Malgré les avancés que nous avons connues cette dernière décennie, avec les deux mandats du gouvernement Lula, la marche vers les changements structurels est longue … Malheureusement, certains courants de la gauche brésilienne ne se sont pas encore aperçus qu’il est impossible de séparer l’écologie du mode de développement. Actuellement, dans le milieu politique, prédomine encore une conception économiciste du développement. Il suffit d’écouter les discours de la plupart des gouvernants, la difficulté qu’ils ont de planifier à court, moyen et long terme dans le cadre d’une vision plus intégré du développement sur un espace territorial donné.

Une période électorale est toujours un moment propice pour compter ses forces et exiger des candidats un engagement pour le bien-être des générations à venir et pour le futur de notre planète Terre. Nous devons nous mobiliser pour que le Brésil soit le protagoniste d’un autre mode de développement, qui diminue les inégalités encore présentes dans les régions brésiliennes, conciliant croissance économique et respect des écosystèmes. La protection sociale et environnementale sont les deux revers de la même médaille. Nous devons nous mobiliser pour que le combat initié par le président Lula, contre la pauvreté se poursuive. Nous devons également nous mobiliser pour que l’État assume son rôle régulateur afin de garantir la qualité des services publics, particulièrement dans les secteurs de l’éducation et de la santé.
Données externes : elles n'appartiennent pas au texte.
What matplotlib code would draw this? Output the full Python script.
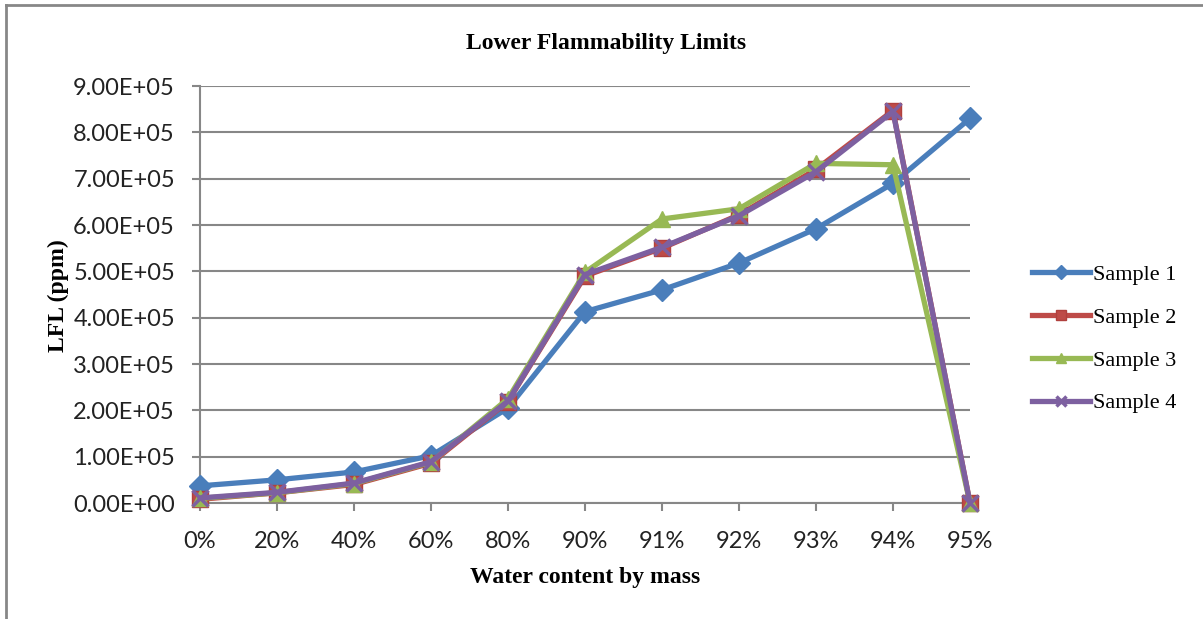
import numpy as np
import matplotlib.pyplot as plt
from matplotlib.lines import Line2D
from matplotlib.ticker import FuncFormatter

# water content categories
categories = ['0%', '20%', '40%', '60%', '80%', '90%', '91%', '92%', '93%', '94%', '95%']

# LFL (ppm)
sample1 = [3.7e4, 5.0e4, 6.7e4, 1.02e5, 2.05e5, 4.13e5, 4.6e5, 5.18e5, 5.92e5, 6.9e5, 8.3e5]
sample2 = [8e3, 2.2e4, 4.0e4, 8.6e4, 2.19e5, 4.9e5, 5.5e5, 6.22e5, 7.2e5, 8.47e5, 0]
sample3 = [1.0e4, 2.2e4, 4.2e4, 8.8e4, 2.25e5, 4.98e5, 6.13e5, 6.35e5, 7.33e5, 7.3e5, 0]
sample4 = [1.1e4, 2.3e4, 4.3e4, 8.9e4, 2.2e5, 4.93e5, 5.52e5, 6.2e5, 7.15e5, 8.45e5, 0]

series_names = ['Sample 1', 'Sample 2', 'Sample 3', 'Sample 4']

W, H = 1203, 619
fig = plt.figure(figsize=(W / 100, H / 100), dpi=100)
ax = fig.add_axes([200 / W, 1 - 503 / H, 770 / W, 417 / H])

grid_col = '#878787'
tick_font = 'Lato'
serif = 'Liberation Serif'

x = np.arange(len(categories))
styles = [
    ('#4A7EBB', 'D', '#4A7EBB', 11),
    ('#BE4B48', 's', '#B0403D', 12),
    ('#98B954', '^', '#98B954', 12),
    ('#7D60A0', 'x', '#7D60A0', 12),
]
for vals, name, (col, mk, ec, ms) in zip([sample1, sample2, sample3, sample4], series_names, styles):
    ax.plot(x, vals, color=col, lw=3.8, marker=mk, markersize=ms,
            markerfacecolor=col, markeredgecolor=ec,
            markeredgewidth=2.5 if mk == 'x' else 1.0,
            label=name, clip_on=False, zorder=3)

ax.set_xlim(0, 10)
ax.set_ylim(0, 9e5)
ax.set_xticks(x)
ax.set_xticklabels(categories)
ax.set_yticks(np.arange(0, 9.01e5, 1e5))
ax.yaxis.set_major_formatter(FuncFormatter(lambda v, p: '%.2E' % v))

ax.yaxis.grid(True, color=grid_col, lw=1.5)
ax.set_axisbelow(True)
for s in ['top', 'right']:
    ax.spines[s].set_visible(False)
for s in ['left', 'bottom']:
    ax.spines[s].set_color(grid_col)
    ax.spines[s].set_linewidth(1.5)

ax.tick_params(axis='both', color=grid_col, width=1.5, length=6,
               labelsize=17, labelcolor='#222222')
ax.tick_params(axis='x', pad=14)
ax.tick_params(axis='y', pad=12)
for lab in ax.get_xticklabels() + ax.get_yticklabels():
    lab.set_fontfamily(tick_font)

fig.text(606 / W, 1 - 43 / H, 'Lower Flammability Limits', ha='center', va='center',
         fontsize=17, fontweight='bold', family=serif)
fig.text(585 / W, 1 - 578 / H, 'Water content by mass', ha='center', va='center',
         fontsize=17, fontweight='bold', family=serif)
fig.text(58 / W, 1 - 296 / H, 'LFL (ppm)', ha='center', va='center', rotation=90,
         fontsize=17, fontweight='bold', family=serif)

leg = ax.legend(loc='center left', bbox_to_anchor=(1012 / W, 1 - 339 / H),
                bbox_transform=fig.transFigure, frameon=False,
                prop={'family': serif, 'size': 16}, labelspacing=1.0,
                handlelength=2.6, handletextpad=0.15, markerscale=0.65)

# chart area border (only top and left visible in the crop)
fig.add_artist(Line2D([6 / W, 6 / W], [0, 1 - 5 / H], transform=fig.transFigure,
                      color=grid_col, lw=2))
fig.add_artist(Line2D([6 / W, 1], [1 - 5 / H, 1 - 5 / H], transform=fig.transFigure,
                      color=grid_col, lw=2))

fig.savefig('out.png', dpi=100)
Dilma, candidate de Lula, est-elle disposée à faire face à ce défi ? Nous n’allons pas laisser l’écologie politique dans les mains des conservateurs, des naturalistes illuminés, qui sûrement utiliseront la question environnementale comme prétexte pour gagner les élections. Nous devons nous battre pour que cette autre conception du développement territorial intégré soit embrassée et défendue par Dilma ou par quiconque sera élu. Maintenant que le Brésil est respecté comme grande nation sur la scène internationale et invité à la table de négociations des organismes multilatéraux, il doit donner l’exemple de ce qu’un autre développement est possible.